Consumer engagement influences the algorithms used by social media platforms such as TikTok. The more activity a single post achieves, the more feeds the post will be shared to.

“Those feeds are curated for the person who uses them,” said communications professor Carey Millsap-Spears, who teaches a course called LGBTQ Humanities. “So the more you interact with a certain kind of thing, the more of it you’ll see. The algorithms, like on Twitter or Instagram work [in a way] that the more you interact with something–whether positively or negatively [it] doesn’t matter–you’ll still see more of it.”

Andrew Tate conveys his opinions via his YouTube channel,TateSpeech/YouTube.

Tate debuted his fame in 2016 on a British reality show called “Big Brother,” though he was kicked off when video footage surfaced of him beating a woman with a belt. Remaining in the spotlight, the multi-millionaire created “Hustlers University,” a marketing school for young men to make money on Discord, a gaming platform.

However, his money-making skills were not what drew him to the top of everyone’s TikTok “For You” page. It was his controversial views, especially of women, that got people’s attention.

“The masculine perspective is, you must understand that life is war,” Tate said. “It’s a war for the female you want. It’s a war for the car you want. It’s a war for the money you want. It’s a war for the status. Masculine life is war. If you’re a man who doesn’t view life as war, you’re going to lose. Society’s expectations of men [are] much higher than the societal expectations of females.”

The hyper-masculine influencer has recently been banned from creating content on most social media platforms, such as YouTube, Instagram and Facebook.

“If it wasn’t for TikTok, I wouldn’t have known about him,” Gustafson said. “Most of the content that includes him is women talking about him.”

Millsap-Spears explains it this way: If you think back to conversations in basic college courses like Communications 101 and 102, you learned how to incorporate purpose, audience and message in your writing. Messages are constructed to appeal to an audience’s needs and interests. For instance, commercials that run during sporting events may be geared toward young men aged 18-30, and those advertisements are different from ones created for young women.

WENN RIGHTS LTD/ALAMY STOCK PHOTO
Andrew Tate on set of Big Brother in London. 

“Media enforces gender stereotypes and conformity to those stereotypes,” Millsap-Spears said.

Although most content about Tate is opposing his views, many people wonder how in 2022, women are still misrepresented.

“Andrew Tate trending gives people a platform to be more openly sexist,” Hrobowski said. “People are still definitely sexist in 2022. The idea of sexism is changing, where people are expressing freedom of speech.
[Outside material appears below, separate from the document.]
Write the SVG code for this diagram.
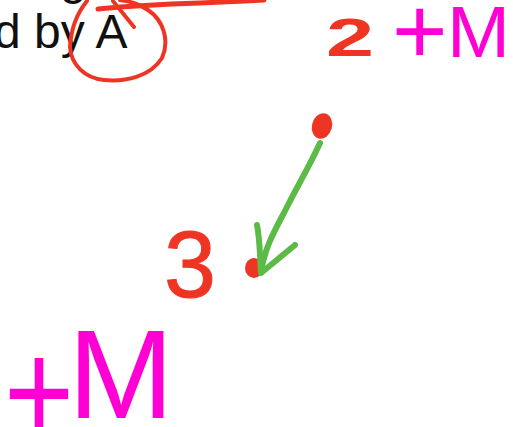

I won’t necessarily say sexism has gotten better, but people have been doing a better job at hiding it and being subliminal. It’s ingrained into society.”
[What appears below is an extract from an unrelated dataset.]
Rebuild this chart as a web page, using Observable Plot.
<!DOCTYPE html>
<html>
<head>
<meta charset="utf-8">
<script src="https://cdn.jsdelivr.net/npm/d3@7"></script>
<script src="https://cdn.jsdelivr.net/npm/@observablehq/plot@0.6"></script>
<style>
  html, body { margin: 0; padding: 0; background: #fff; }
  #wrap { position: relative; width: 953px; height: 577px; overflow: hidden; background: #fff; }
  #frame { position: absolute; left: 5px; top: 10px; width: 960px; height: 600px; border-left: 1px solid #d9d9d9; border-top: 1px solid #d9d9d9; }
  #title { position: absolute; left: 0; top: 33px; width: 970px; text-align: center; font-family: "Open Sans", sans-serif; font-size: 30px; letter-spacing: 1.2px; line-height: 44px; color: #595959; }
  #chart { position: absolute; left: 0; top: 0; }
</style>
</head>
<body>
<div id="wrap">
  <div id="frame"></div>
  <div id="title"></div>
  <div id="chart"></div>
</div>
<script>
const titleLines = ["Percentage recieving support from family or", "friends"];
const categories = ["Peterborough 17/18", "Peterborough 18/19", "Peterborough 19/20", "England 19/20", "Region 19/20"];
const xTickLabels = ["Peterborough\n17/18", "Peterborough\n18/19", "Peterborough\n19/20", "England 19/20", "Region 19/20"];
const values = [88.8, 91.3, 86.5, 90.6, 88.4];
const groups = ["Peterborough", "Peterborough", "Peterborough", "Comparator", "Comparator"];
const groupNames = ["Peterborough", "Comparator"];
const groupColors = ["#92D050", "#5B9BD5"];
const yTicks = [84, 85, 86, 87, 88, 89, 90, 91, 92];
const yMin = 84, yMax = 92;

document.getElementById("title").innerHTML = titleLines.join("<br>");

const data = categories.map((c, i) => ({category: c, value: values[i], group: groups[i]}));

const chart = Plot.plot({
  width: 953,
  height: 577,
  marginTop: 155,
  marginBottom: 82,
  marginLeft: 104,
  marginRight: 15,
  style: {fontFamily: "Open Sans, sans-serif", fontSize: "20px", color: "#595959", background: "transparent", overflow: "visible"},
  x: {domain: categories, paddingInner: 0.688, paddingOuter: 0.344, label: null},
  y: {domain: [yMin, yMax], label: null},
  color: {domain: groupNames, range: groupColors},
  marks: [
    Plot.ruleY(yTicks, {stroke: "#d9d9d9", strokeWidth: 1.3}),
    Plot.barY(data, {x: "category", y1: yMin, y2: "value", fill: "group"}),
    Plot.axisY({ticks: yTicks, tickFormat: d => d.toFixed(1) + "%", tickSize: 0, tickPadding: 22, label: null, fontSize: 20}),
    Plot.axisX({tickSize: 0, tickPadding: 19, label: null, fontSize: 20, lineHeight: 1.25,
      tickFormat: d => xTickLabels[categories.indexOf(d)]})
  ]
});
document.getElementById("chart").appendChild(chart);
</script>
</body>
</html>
Sociology professor Katarzyna Blahusiak explained that when she was growing up, even the chores she had to do as a kid were based on gender.

“It’s all about socialization and how every person is taught from the minute they’re born,” Blahusiak said. “Depending on what family, neighborhood, country, it goes from the little micro all the way to the macro settings.

“My feed on Facebook is mostly cooking. It’s just what I watch to take my mind off of a stressful day. I would say though, that those cooking videos are mostly made by women, for more moms and wives to watch, following this gender-specific role,” said Blahusiak.

In the 1950s we had the traditional family where women stayed home. Their job was to cook, clean and take care of kids. Today, even though females go to college and work outside the home, they still often end up working a “second shift” as the primary caregiver for their families. This “second shift” continues to follow females much more than males.

Addressing how society should progress beyond this automatic assumption women will take on this “second shift,” Blahusiak says it lies in the discussions women have with their partners.

“There are different types of lifestyles that weren’t okay in the 1950s that are totally okay now,” Blahusiak said.

Some organizations have formed to help fight the stereotypes and misogynistic attitudes spread through social media. One group, A Call to Men, says it has mobilized “hundreds of thousands of male-identified aspiring allies to women and girls around the world.”

“The messages that the media and culture bombard us with tell us that women are objects, property, and have less value than men,” A Call to Men’s “About” page explains. “Our job is to raise men’s and boys’ consciousness about their collective socialization so that they can think critically about how they might be reinforcing or passing on these harmful beliefs and so they can challenge those beliefs in other men.”